Rows from a dataset of charts and code

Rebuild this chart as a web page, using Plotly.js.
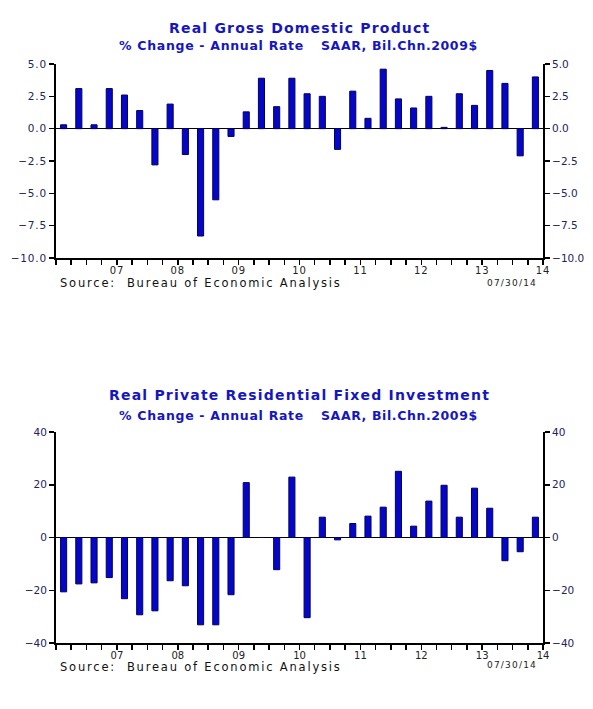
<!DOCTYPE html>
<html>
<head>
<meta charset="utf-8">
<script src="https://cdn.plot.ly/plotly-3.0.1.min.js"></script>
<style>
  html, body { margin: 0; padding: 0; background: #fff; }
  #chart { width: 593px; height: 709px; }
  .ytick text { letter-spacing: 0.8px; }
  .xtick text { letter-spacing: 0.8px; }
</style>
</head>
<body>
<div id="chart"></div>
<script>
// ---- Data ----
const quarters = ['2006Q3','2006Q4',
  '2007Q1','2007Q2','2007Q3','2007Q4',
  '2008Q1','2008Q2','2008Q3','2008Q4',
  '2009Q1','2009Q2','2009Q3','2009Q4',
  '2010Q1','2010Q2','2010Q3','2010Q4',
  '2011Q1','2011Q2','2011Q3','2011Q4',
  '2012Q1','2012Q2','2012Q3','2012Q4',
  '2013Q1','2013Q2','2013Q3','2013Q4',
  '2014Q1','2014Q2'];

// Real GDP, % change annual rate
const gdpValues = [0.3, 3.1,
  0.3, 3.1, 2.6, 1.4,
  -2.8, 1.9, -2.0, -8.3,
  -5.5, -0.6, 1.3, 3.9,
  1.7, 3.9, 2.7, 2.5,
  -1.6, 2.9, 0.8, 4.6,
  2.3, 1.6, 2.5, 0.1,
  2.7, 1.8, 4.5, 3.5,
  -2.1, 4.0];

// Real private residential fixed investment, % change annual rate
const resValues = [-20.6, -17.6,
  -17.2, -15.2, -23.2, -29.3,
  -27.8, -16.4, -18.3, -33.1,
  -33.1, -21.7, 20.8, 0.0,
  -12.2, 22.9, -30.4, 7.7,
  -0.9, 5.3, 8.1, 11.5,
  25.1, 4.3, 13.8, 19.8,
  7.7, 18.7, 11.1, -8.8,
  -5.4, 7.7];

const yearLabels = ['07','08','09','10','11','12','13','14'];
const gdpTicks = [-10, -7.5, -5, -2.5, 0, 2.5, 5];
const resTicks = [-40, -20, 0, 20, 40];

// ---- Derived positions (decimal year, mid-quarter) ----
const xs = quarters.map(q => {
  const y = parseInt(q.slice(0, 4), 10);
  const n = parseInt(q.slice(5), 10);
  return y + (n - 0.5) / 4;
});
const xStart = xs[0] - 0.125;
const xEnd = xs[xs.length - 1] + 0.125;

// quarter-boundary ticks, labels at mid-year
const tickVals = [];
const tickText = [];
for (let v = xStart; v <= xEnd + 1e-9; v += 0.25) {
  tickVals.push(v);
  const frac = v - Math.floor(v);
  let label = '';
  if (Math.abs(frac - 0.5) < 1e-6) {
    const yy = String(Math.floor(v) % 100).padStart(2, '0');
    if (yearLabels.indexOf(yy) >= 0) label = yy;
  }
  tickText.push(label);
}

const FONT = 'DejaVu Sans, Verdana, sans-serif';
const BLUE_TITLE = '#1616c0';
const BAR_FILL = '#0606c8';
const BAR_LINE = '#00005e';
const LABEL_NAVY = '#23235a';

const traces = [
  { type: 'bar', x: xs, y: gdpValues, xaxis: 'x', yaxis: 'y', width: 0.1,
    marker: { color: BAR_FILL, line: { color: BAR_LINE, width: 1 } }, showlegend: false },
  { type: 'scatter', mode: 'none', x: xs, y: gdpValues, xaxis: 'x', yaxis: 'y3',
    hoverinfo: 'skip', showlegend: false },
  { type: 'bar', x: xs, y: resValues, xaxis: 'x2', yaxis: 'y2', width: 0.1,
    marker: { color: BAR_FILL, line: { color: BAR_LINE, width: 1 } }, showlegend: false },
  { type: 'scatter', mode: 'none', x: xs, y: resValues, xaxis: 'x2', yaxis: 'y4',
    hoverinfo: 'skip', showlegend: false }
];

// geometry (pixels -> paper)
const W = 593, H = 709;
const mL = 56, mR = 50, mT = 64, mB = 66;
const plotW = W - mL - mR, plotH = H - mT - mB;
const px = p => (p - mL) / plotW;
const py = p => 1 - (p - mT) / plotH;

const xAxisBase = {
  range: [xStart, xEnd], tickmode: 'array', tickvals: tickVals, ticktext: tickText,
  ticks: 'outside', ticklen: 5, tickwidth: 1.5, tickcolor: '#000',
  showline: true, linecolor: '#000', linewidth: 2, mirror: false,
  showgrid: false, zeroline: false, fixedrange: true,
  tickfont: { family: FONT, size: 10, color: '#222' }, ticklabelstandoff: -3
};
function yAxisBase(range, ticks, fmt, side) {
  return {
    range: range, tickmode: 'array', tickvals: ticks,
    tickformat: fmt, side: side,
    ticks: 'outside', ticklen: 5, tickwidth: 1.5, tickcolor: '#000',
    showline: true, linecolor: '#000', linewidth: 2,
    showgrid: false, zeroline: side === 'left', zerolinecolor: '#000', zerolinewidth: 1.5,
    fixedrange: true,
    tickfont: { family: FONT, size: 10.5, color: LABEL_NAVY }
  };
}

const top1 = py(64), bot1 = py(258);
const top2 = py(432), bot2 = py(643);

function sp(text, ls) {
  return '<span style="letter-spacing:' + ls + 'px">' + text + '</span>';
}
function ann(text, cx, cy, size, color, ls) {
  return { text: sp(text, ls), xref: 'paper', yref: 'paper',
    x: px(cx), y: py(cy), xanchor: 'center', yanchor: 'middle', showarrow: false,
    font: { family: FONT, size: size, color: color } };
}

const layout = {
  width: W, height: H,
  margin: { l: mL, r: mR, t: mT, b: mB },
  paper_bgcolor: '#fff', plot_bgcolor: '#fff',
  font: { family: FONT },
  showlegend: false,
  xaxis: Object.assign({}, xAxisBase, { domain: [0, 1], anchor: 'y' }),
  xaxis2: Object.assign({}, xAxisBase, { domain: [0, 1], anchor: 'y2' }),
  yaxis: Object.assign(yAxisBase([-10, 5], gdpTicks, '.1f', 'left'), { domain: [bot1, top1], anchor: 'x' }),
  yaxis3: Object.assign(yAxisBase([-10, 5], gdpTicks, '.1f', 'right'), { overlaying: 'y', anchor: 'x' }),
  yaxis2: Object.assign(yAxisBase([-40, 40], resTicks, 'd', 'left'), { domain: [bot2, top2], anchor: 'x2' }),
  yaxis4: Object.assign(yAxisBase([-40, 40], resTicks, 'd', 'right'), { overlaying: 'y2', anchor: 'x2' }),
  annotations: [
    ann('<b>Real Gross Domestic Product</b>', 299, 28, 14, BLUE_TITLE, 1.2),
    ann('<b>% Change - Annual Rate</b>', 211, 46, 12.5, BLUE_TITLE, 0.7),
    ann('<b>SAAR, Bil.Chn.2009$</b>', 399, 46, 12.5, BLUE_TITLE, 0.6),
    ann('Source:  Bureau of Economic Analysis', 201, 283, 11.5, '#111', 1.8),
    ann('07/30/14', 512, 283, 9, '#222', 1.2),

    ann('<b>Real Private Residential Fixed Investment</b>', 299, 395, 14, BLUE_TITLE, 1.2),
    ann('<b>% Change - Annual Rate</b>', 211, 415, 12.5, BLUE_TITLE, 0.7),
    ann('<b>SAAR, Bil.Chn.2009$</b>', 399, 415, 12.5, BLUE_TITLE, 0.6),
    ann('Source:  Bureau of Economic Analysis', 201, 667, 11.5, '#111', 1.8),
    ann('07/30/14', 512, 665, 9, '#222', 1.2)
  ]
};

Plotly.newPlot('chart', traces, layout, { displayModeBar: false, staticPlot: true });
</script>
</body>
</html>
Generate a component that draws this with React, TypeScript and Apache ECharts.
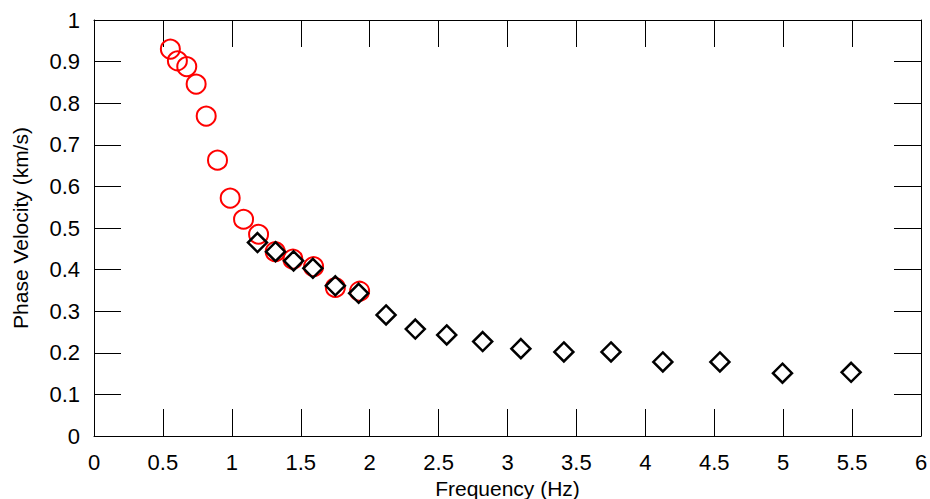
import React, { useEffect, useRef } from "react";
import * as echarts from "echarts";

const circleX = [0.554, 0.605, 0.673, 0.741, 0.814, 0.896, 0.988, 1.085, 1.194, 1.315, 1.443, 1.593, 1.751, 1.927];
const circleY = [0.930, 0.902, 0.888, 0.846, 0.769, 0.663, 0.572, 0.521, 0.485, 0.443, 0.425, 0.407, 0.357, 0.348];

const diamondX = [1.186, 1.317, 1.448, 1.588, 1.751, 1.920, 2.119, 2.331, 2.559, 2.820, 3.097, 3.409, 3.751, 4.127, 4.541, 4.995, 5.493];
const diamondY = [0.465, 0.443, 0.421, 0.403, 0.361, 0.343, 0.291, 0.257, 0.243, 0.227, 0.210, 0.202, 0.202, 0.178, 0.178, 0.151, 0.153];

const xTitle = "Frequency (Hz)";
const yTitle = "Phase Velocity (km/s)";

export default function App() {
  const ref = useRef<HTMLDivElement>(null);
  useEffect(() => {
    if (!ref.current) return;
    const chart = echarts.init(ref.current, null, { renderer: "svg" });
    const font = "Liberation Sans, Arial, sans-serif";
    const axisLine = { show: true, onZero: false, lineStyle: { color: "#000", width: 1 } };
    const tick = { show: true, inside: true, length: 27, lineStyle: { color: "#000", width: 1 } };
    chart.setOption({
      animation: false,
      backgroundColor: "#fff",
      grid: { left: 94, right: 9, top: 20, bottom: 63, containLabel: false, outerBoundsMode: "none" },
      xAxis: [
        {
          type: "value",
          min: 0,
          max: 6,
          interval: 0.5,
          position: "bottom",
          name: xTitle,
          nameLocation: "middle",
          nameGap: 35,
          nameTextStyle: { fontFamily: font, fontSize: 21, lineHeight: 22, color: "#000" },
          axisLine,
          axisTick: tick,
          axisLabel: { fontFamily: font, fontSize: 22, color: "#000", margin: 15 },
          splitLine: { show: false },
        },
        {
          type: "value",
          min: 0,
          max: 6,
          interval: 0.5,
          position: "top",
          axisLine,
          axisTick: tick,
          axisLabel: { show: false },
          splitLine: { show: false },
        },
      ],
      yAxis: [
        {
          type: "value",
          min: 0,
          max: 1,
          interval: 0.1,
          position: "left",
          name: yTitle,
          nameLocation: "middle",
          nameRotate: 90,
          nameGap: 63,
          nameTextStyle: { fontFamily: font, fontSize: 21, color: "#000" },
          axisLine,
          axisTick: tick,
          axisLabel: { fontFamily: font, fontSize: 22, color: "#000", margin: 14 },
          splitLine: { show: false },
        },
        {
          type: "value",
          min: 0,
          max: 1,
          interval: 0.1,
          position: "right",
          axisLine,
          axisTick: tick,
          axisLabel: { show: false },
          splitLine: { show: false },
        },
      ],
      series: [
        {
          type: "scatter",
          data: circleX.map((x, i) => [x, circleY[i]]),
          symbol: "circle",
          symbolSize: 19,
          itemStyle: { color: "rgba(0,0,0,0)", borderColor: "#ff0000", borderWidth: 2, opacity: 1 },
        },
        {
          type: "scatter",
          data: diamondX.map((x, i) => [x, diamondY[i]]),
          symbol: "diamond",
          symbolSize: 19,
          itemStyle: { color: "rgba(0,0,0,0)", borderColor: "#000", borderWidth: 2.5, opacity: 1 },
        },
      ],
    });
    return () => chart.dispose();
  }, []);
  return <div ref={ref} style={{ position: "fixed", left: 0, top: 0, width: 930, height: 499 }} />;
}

**Given exercise:** Without any pictures, reproduce the lines from the first one in the material through the line that has "const xEnd = xs[xs.length - 1] + 0.125;", exactly as they appear.

**Answer in full:**
Rebuild this chart as a web page, using Plotly.js.
<!DOCTYPE html>
<html>
<head>
<meta charset="utf-8">
<script src="https://cdn.plot.ly/plotly-3.0.1.min.js"></script>
<style>
  html, body { margin: 0; padding: 0; background: #fff; }
  #chart { width: 593px; height: 709px; }
  .ytick text { letter-spacing: 0.8px; }
  .xtick text { letter-spacing: 0.8px; }
</style>
</head>
<body>
<div id="chart"></div>
<script>
// ---- Data ----
const quarters = ['2006Q3','2006Q4',
  '2007Q1','2007Q2','2007Q3','2007Q4',
  '2008Q1','2008Q2','2008Q3','2008Q4',
  '2009Q1','2009Q2','2009Q3','2009Q4',
  '2010Q1','2010Q2','2010Q3','2010Q4',
  '2011Q1','2011Q2','2011Q3','2011Q4',
  '2012Q1','2012Q2','2012Q3','2012Q4',
  '2013Q1','2013Q2','2013Q3','2013Q4',
  '2014Q1','2014Q2'];

// Real GDP, % change annual rate
const gdpValues = [0.3, 3.1,
  0.3, 3.1, 2.6, 1.4,
  -2.8, 1.9, -2.0, -8.3,
  -5.5, -0.6, 1.3, 3.9,
  1.7, 3.9, 2.7, 2.5,
  -1.6, 2.9, 0.8, 4.6,
  2.3, 1.6, 2.5, 0.1,
  2.7, 1.8, 4.5, 3.5,
  -2.1, 4.0];

// Real private residential fixed investment, % change annual rate
const resValues = [-20.6, -17.6,
  -17.2, -15.2, -23.2, -29.3,
  -27.8, -16.4, -18.3, -33.1,
  -33.1, -21.7, 20.8, 0.0,
  -12.2, 22.9, -30.4, 7.7,
  -0.9, 5.3, 8.1, 11.5,
  25.1, 4.3, 13.8, 19.8,
  7.7, 18.7, 11.1, -8.8,
  -5.4, 7.7];

const yearLabels = ['07','08','09','10','11','12','13','14'];
const gdpTicks = [-10, -7.5, -5, -2.5, 0, 2.5, 5];
const resTicks = [-40, -20, 0, 20, 40];

// ---- Derived positions (decimal year, mid-quarter) ----
const xs = quarters.map(q => {
  const y = parseInt(q.slice(0, 4), 10);
  const n = parseInt(q.slice(5), 10);
  return y + (n - 0.5) / 4;
});
const xStart = xs[0] - 0.125;
const xEnd = xs[xs.length - 1] + 0.125;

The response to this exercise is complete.